• [Exercise details]:
Begin with the line that contains "Emit a Python" and end with the line that contains "import plotly.graph_objects as go", transcribing exactly each line in that stretch and no other.

• [Records shown]:

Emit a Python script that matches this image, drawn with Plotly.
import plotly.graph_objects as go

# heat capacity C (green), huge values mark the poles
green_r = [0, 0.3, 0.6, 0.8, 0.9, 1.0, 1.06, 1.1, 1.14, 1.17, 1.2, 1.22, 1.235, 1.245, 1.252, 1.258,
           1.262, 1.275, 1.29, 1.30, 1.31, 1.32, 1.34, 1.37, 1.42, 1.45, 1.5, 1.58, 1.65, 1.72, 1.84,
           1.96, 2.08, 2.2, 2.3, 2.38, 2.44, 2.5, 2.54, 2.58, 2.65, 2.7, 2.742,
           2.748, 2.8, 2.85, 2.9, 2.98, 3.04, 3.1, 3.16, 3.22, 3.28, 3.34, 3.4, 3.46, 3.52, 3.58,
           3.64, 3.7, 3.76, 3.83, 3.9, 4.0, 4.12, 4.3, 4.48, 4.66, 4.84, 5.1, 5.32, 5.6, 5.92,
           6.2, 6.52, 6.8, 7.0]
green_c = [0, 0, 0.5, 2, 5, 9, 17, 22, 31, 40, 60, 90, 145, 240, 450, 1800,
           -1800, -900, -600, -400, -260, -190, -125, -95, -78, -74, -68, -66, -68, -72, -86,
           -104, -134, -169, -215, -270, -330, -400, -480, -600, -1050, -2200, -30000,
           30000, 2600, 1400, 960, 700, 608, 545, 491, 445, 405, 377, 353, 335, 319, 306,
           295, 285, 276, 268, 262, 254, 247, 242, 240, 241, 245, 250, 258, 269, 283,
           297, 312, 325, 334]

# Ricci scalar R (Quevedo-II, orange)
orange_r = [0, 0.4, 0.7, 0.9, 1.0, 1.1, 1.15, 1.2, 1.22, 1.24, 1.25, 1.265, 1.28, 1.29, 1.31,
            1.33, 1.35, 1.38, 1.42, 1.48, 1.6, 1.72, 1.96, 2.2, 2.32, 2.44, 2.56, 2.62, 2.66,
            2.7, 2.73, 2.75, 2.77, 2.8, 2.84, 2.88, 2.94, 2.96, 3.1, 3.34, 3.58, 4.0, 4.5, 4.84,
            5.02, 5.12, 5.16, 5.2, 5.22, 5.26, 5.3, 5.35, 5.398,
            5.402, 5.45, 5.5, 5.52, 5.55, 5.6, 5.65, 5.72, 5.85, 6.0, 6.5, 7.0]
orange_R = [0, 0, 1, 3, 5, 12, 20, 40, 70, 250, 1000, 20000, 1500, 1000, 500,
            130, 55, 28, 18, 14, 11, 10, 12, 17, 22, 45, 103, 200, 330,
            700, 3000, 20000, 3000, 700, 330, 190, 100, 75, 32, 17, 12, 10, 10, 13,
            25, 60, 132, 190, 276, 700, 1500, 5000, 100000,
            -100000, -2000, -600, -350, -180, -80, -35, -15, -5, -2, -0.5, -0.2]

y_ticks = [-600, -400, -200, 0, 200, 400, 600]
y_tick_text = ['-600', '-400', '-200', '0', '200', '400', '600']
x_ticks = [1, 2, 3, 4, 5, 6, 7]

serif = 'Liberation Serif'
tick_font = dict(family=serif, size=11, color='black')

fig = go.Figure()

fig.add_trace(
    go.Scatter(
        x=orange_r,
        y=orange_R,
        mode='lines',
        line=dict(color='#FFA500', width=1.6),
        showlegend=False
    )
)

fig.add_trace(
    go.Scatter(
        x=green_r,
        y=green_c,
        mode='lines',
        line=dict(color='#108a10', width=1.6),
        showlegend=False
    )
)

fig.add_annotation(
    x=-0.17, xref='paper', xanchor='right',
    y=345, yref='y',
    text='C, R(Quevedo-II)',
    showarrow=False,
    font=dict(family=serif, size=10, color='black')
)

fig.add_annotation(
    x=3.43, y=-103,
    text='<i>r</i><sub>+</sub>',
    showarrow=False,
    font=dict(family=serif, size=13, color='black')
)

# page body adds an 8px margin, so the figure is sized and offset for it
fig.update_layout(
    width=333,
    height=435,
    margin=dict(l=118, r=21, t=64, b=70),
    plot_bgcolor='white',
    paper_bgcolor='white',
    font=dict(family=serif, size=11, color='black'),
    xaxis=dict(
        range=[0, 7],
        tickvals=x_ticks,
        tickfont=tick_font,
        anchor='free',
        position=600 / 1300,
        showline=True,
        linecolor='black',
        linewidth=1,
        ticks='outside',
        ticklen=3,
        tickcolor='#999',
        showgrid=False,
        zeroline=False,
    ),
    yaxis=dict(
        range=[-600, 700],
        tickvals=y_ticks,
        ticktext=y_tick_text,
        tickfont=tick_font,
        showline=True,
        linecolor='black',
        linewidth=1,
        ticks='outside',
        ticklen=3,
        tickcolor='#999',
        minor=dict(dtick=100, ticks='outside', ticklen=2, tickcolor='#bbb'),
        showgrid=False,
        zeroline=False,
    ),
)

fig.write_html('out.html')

* * *

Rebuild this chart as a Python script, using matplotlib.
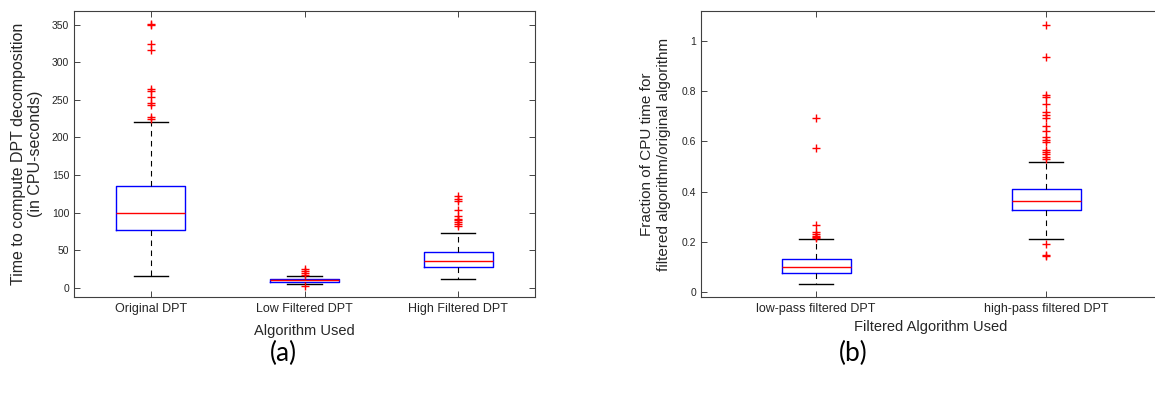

• [Expected answer]:
Emit a Python script that matches this image, drawn with Plotly.
import plotly.graph_objects as go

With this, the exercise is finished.